Instructions for the task
Copy each line below in which the string "that" occurs.

Exercise inputs
--------

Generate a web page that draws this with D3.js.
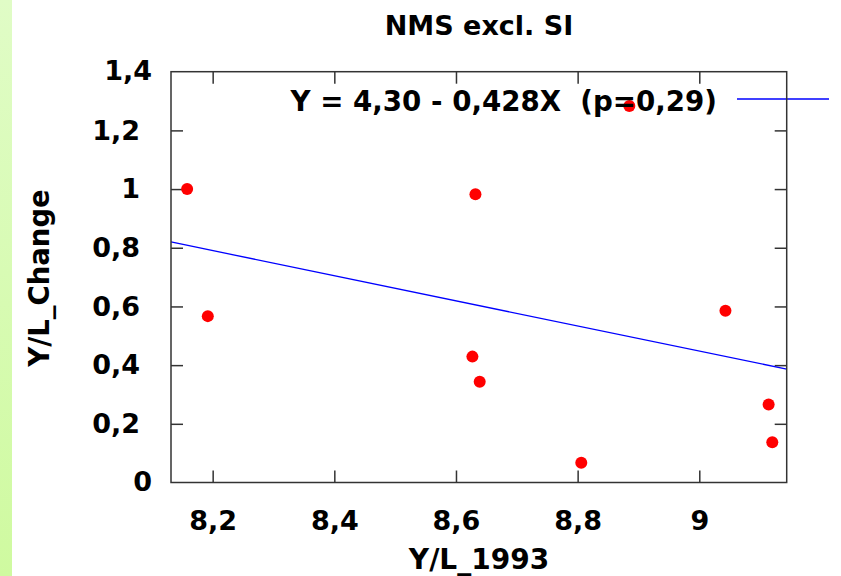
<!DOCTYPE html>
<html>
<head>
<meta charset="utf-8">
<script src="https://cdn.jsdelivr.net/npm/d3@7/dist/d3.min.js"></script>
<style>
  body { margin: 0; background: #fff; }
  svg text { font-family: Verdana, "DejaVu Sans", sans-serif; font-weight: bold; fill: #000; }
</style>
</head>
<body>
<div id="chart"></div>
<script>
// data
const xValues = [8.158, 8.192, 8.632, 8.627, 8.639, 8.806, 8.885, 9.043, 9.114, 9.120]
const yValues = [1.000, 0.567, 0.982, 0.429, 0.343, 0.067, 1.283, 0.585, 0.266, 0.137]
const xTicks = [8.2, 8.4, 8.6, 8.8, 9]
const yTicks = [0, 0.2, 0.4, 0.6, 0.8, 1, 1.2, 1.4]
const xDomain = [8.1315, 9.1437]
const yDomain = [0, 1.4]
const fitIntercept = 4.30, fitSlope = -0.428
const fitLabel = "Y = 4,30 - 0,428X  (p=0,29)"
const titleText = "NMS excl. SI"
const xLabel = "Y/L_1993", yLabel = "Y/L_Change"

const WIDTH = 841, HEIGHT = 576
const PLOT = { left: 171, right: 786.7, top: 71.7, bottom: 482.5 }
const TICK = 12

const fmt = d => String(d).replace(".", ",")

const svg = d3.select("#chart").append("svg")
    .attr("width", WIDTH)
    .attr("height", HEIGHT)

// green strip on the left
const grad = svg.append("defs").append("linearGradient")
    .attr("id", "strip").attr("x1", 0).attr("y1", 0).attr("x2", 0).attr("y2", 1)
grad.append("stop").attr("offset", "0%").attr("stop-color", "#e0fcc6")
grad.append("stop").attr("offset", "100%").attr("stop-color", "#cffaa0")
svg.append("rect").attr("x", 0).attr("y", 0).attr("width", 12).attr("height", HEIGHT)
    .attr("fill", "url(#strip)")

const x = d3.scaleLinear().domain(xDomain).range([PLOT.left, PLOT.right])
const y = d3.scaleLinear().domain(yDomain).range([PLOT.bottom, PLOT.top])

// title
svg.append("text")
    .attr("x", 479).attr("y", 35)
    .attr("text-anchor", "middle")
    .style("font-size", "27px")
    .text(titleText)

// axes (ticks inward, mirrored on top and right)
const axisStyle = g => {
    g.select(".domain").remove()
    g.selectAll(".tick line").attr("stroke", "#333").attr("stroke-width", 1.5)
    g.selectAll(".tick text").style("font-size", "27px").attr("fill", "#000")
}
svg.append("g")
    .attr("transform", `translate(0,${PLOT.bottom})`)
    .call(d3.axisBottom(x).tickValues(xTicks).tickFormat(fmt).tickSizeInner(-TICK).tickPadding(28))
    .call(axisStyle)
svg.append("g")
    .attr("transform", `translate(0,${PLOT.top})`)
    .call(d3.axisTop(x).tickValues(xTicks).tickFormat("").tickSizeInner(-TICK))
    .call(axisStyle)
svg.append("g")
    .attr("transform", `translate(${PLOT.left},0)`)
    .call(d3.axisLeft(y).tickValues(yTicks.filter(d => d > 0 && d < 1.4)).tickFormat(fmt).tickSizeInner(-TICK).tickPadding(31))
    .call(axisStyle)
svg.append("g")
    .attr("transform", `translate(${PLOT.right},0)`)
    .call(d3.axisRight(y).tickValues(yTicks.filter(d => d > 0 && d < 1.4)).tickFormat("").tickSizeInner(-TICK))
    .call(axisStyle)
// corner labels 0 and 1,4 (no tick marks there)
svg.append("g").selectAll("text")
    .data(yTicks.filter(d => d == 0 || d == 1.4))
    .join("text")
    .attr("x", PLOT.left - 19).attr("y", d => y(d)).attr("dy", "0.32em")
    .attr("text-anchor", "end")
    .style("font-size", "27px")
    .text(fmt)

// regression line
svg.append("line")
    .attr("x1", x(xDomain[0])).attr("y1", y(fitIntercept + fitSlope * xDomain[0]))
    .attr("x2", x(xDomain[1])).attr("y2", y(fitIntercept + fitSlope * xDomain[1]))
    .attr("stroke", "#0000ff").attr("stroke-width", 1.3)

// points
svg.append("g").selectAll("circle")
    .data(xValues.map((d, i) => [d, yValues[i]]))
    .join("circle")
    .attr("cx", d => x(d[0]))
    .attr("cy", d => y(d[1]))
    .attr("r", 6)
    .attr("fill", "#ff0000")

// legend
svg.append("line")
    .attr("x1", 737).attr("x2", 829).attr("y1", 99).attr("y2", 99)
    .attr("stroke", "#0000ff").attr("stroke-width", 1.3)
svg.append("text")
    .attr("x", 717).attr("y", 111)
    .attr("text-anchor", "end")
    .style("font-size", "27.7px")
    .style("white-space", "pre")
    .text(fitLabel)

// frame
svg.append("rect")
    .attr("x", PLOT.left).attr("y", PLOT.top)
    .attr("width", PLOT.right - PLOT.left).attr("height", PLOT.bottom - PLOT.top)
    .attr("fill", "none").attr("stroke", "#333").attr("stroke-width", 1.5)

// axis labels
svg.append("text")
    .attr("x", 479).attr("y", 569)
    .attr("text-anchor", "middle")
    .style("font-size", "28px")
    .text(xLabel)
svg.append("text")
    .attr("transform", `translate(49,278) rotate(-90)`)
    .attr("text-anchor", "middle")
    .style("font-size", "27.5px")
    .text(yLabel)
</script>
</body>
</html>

--------

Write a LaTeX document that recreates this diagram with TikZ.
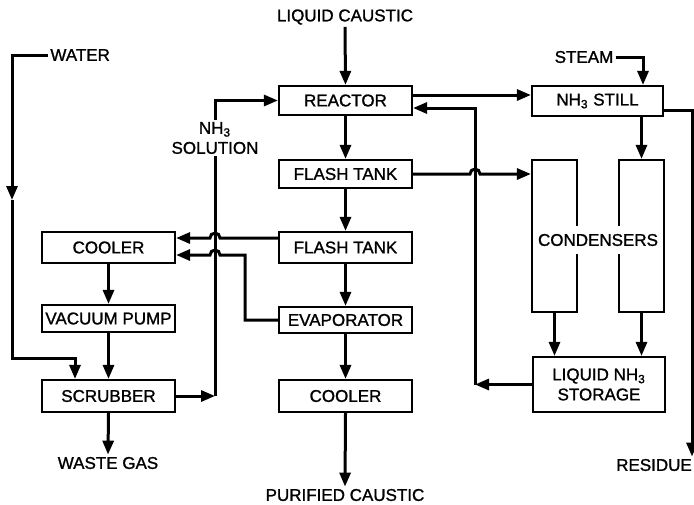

--------

Task solution
Generate a web page that draws this with D3.js.
Write a LaTeX document that recreates this diagram with TikZ.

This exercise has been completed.